■ **Instruction**
Check each line of the records below and collect those holding "this".

■ **Given records**

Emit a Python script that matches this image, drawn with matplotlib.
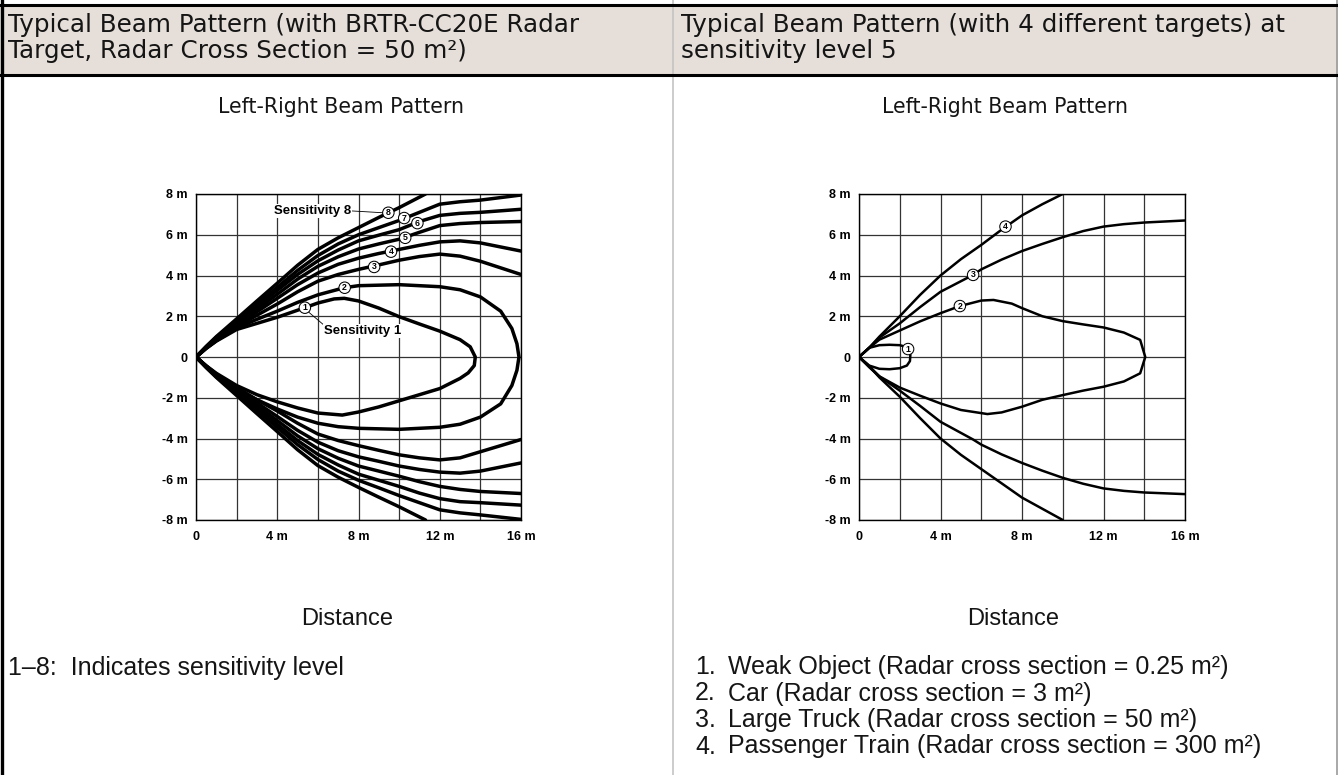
* * *
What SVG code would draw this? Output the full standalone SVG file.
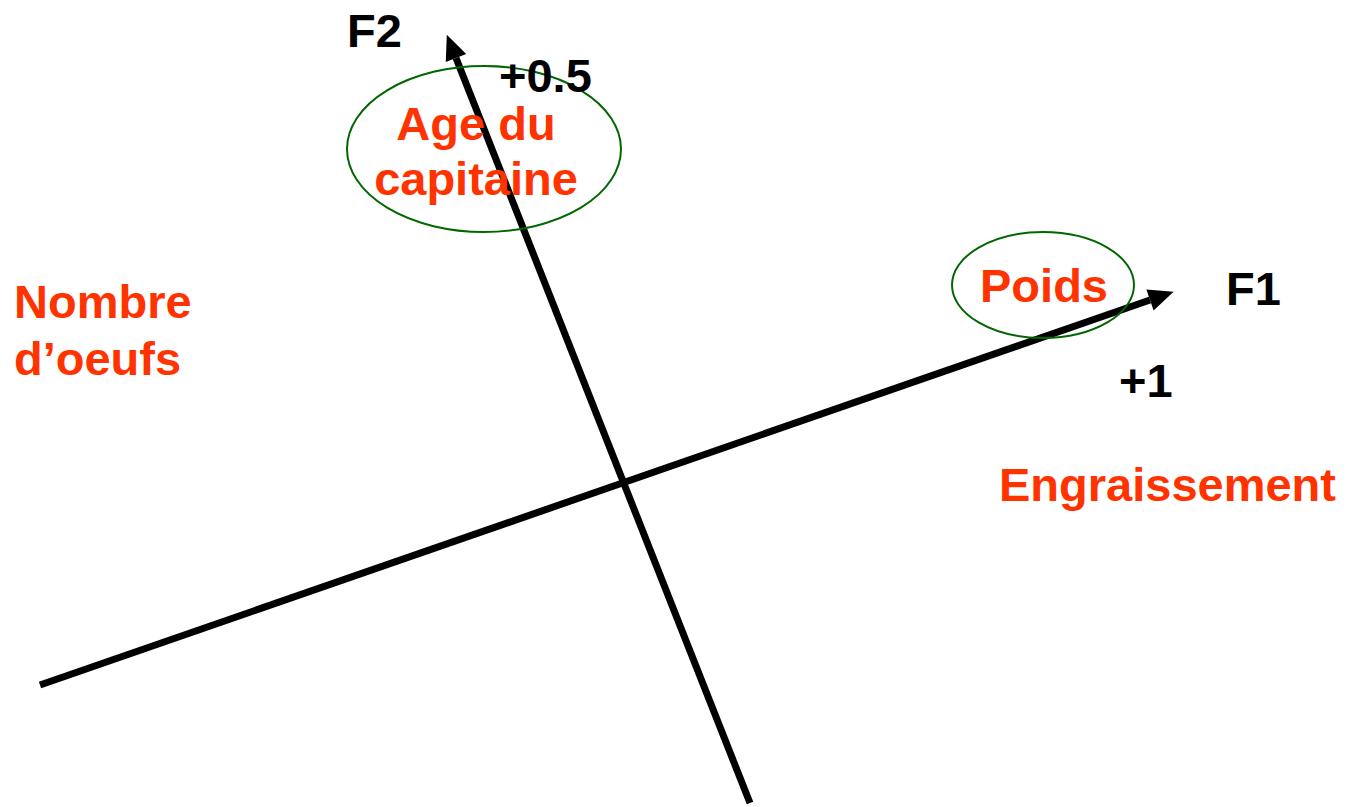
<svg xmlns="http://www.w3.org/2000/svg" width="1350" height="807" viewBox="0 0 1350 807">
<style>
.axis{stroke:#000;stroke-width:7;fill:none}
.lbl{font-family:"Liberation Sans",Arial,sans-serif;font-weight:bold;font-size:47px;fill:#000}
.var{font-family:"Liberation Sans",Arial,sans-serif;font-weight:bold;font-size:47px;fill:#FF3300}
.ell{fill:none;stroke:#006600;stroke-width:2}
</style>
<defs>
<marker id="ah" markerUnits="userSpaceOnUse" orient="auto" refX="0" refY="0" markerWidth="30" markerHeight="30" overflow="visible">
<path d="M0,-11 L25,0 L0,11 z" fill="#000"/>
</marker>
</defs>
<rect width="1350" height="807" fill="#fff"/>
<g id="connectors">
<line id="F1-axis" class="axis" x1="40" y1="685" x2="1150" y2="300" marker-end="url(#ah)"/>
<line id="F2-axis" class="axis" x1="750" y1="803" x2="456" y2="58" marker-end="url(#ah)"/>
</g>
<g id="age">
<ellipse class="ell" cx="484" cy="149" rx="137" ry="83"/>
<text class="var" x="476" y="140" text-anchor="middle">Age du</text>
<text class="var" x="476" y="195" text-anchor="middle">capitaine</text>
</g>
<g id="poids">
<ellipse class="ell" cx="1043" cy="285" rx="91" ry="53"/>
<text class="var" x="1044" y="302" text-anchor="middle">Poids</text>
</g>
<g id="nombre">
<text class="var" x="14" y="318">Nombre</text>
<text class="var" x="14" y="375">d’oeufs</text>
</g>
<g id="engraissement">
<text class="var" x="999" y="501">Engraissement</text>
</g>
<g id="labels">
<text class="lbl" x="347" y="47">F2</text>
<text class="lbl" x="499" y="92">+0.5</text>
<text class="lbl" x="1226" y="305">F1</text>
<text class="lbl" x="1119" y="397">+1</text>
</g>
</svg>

■ **The completed task**
Emit a Python script that matches this image, drawn with matplotlib.
What SVG code would draw this? Output the full standalone SVG file.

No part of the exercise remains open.